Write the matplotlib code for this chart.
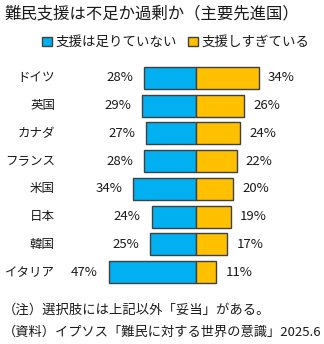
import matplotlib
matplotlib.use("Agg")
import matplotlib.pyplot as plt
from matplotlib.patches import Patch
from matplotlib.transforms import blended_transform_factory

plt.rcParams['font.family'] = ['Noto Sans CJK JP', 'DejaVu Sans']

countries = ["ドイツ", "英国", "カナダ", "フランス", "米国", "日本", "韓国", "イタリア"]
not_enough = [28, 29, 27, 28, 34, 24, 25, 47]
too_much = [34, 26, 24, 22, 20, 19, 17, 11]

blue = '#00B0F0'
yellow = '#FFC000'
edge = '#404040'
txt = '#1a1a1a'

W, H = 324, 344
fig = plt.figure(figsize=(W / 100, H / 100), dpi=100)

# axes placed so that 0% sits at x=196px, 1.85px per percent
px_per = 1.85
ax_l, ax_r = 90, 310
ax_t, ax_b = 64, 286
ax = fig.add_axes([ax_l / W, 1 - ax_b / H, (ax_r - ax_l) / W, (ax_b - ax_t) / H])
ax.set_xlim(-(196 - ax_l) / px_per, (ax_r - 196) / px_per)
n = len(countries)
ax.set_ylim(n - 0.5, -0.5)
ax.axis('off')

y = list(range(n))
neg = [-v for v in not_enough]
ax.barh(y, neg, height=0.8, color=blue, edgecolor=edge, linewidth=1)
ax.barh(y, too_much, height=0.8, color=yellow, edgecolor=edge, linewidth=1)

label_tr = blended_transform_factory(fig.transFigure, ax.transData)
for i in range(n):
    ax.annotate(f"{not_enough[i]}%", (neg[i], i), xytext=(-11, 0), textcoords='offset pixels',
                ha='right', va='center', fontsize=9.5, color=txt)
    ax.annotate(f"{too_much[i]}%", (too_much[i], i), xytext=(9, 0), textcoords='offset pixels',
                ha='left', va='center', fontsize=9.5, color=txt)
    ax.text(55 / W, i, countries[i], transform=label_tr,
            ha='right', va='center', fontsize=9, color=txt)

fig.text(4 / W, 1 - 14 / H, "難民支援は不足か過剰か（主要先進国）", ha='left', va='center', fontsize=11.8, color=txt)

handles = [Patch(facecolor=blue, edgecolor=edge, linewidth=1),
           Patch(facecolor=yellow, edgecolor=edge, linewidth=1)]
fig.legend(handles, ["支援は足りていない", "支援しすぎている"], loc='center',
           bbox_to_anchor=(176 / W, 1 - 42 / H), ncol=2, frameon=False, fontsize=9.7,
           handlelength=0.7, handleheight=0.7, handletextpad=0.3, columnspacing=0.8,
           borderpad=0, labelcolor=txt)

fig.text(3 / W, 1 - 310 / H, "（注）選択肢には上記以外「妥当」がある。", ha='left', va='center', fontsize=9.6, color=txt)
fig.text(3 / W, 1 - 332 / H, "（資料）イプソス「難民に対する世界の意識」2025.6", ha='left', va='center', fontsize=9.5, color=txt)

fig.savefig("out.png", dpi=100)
.....
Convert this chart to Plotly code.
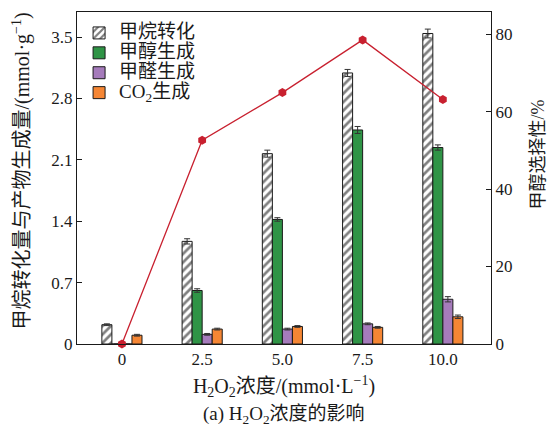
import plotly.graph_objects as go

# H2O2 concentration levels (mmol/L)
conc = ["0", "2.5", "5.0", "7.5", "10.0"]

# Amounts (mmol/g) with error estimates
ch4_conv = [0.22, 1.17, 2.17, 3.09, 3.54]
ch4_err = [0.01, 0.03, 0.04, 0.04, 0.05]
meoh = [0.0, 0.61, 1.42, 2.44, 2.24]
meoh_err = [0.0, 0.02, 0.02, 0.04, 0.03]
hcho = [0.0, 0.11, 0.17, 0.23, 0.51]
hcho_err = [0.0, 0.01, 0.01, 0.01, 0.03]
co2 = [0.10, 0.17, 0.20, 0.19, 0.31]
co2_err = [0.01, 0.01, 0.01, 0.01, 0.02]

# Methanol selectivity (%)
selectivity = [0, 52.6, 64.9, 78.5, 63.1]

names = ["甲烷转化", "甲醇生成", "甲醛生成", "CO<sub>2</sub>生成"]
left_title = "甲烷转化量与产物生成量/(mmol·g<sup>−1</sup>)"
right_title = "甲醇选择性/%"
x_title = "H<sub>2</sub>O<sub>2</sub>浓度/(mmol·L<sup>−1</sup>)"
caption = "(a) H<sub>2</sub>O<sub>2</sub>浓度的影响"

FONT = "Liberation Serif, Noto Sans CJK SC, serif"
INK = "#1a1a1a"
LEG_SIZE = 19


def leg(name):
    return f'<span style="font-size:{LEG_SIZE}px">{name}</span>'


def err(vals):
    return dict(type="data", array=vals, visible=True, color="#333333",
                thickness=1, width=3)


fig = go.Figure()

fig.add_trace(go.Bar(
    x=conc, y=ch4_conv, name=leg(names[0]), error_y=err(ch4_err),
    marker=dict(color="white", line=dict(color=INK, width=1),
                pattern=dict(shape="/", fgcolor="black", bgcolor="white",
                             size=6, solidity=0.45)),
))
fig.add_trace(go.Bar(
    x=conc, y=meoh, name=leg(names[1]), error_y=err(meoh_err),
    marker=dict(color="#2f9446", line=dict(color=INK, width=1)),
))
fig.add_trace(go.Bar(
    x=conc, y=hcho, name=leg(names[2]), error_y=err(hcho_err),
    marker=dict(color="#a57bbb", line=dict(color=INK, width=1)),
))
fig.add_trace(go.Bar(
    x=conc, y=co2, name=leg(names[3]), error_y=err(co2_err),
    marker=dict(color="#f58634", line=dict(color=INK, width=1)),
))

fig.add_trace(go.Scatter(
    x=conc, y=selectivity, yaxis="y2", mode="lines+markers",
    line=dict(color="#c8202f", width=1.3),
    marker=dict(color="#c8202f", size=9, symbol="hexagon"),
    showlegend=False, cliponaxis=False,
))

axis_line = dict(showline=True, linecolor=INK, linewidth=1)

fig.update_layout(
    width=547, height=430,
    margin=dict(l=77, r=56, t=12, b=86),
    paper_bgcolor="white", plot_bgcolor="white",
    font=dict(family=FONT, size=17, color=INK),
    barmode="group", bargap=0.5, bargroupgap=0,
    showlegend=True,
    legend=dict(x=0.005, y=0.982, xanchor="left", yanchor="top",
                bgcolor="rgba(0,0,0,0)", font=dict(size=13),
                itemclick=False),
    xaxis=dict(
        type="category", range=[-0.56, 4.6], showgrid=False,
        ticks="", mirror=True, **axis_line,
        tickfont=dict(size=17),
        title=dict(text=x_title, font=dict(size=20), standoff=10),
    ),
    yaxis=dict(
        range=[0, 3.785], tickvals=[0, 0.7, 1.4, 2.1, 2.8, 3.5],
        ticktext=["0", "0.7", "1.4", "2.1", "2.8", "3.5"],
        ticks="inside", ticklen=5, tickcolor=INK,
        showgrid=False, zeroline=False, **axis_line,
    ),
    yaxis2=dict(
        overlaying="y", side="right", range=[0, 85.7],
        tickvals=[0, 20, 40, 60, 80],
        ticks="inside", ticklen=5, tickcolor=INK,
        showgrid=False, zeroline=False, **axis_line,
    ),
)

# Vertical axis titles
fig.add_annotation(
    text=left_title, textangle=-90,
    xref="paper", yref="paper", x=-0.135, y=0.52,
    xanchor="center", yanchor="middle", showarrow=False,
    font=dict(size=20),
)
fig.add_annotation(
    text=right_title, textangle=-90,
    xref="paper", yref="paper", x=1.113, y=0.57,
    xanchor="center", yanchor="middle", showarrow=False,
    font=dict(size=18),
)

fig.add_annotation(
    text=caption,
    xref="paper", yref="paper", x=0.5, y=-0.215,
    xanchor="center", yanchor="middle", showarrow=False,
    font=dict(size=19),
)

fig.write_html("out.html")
.....
Only the lines from the one with "Write the matplotlib code for this chart." through the one with "txt = '#1a1a1a'" belong in your copy; retype them exactly and drop any pictures.

## Task output
Write the matplotlib code for this chart.
import matplotlib
matplotlib.use("Agg")
import matplotlib.pyplot as plt
from matplotlib.patches import Patch
from matplotlib.transforms import blended_transform_factory

plt.rcParams['font.family'] = ['Noto Sans CJK JP', 'DejaVu Sans']

countries = ["ドイツ", "英国", "カナダ", "フランス", "米国", "日本", "韓国", "イタリア"]
not_enough = [28, 29, 27, 28, 34, 24, 25, 47]
too_much = [34, 26, 24, 22, 20, 19, 17, 11]

blue = '#00B0F0'
yellow = '#FFC000'
edge = '#404040'
txt = '#1a1a1a'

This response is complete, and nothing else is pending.